The 'Verify before publish' flag
Citations marked with the “Verify before publish” chip are entries where the editorial draft is confident in the underlying paper but the precise PMID, DOI, or NCT identifier has not yet been confirmed against the canonical source by a human editor. These flags exist to prevent accidental propagation of mis-cited identifiers. They are removed by a second editor cross-checking each identifier before a draft loses its “Editorial draft” banner.
Pharmacokinetic value rendering
When we list a half-life, bioavailability, or other PK parameter, we cite the source (typically the regulatory label or the registrational PK study). When the literature reports a range or significant inter-individual variation, we attempt to render the mean alongside a brief note on variability rather than a misleadingly precise point estimate.
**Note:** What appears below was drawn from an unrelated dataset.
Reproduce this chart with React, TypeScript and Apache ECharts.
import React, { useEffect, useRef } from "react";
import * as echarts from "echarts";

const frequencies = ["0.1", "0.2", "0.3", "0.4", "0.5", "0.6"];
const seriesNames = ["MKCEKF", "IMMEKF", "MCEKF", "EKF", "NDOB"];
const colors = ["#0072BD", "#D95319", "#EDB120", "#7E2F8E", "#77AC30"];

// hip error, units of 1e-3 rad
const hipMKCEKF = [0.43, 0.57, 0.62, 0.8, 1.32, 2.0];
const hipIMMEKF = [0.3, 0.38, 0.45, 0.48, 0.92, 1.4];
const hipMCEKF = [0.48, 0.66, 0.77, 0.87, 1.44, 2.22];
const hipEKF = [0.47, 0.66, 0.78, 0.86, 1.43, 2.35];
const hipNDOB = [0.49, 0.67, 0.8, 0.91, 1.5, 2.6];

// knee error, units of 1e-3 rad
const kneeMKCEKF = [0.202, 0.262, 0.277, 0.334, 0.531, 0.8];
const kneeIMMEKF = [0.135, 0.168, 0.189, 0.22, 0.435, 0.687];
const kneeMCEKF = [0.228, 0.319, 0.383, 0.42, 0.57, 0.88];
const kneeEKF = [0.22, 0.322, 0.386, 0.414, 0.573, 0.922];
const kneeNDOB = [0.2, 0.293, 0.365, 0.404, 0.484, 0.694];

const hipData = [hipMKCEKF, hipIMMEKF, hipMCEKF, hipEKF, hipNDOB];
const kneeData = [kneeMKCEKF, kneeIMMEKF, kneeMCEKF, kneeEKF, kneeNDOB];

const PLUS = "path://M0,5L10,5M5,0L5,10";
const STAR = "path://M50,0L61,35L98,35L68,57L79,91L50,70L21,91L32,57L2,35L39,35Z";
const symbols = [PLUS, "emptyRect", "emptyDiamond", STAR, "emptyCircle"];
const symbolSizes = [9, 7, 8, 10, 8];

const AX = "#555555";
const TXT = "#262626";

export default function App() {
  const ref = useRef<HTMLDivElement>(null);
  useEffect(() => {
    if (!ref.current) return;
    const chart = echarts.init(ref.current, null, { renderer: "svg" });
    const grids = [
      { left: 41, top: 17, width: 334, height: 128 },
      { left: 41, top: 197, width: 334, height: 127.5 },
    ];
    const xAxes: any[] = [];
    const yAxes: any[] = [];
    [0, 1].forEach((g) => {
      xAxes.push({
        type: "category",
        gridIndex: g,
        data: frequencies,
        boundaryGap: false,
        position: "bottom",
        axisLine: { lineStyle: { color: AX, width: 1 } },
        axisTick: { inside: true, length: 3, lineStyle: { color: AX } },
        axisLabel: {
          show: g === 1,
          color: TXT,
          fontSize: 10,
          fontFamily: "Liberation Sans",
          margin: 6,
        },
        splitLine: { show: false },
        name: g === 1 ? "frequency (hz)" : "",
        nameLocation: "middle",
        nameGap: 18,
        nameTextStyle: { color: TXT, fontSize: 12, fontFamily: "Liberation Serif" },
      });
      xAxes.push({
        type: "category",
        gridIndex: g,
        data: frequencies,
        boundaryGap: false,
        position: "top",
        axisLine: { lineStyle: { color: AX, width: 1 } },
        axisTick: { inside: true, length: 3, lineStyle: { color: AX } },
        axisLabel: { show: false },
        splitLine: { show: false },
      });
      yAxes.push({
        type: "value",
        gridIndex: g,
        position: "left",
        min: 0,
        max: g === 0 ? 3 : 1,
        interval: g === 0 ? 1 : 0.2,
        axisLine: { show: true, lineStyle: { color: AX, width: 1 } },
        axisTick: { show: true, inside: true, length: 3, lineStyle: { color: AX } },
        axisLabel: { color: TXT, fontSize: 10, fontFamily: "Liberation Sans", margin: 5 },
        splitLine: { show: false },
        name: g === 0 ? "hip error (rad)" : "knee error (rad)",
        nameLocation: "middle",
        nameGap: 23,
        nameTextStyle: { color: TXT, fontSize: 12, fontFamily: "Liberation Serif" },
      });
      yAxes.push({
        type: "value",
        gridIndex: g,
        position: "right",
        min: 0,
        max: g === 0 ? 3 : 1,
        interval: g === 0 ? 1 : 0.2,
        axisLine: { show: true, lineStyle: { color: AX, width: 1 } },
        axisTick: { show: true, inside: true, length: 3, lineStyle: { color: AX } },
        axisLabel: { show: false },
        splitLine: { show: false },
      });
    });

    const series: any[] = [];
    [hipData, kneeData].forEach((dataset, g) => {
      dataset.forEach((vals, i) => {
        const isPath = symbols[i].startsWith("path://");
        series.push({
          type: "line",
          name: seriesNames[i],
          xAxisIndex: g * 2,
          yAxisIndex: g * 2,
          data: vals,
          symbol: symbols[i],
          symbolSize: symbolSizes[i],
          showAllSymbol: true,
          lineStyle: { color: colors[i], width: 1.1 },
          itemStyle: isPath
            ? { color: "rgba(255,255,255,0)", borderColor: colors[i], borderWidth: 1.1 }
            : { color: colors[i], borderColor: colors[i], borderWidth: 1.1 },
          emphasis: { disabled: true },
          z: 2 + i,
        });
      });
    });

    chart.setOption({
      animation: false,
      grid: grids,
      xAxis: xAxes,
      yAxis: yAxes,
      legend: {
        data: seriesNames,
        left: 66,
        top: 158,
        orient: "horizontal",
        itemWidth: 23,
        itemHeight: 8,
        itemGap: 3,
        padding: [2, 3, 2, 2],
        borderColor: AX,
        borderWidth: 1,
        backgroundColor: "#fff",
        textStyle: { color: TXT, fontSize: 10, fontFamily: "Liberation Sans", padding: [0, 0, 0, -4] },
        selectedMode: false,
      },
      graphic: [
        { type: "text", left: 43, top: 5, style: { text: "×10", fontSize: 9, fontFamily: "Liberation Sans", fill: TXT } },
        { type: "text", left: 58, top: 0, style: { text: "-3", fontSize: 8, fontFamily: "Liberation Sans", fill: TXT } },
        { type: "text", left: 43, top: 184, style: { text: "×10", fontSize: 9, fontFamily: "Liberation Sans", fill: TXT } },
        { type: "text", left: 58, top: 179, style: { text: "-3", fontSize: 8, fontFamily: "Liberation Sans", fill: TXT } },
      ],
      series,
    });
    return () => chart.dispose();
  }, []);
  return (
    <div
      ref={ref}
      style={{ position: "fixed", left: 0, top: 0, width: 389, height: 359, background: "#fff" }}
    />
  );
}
Regulatory status rendering
The Regulatory Status block on a peptide page reflects the agency-of-record for the jurisdiction selected from the header switcher. Approval status, brand name, and the approved indication are summarized from public agency records. Local commissioning, reimbursement, and prescribing restrictions are not represented in detail. Clinicians should consult the agency's record directly before clinical decisions.
Limits of this methodology
We cannot eliminate every source of error. Regulatory positions change. New trials are reported. Real-world signals revise older safety pictures. Our quarterly review cycle is designed to catch material changes, but readers should treat any individual article as a point-in-time snapshot, with the “Last reviewed” date in the byline marking that point.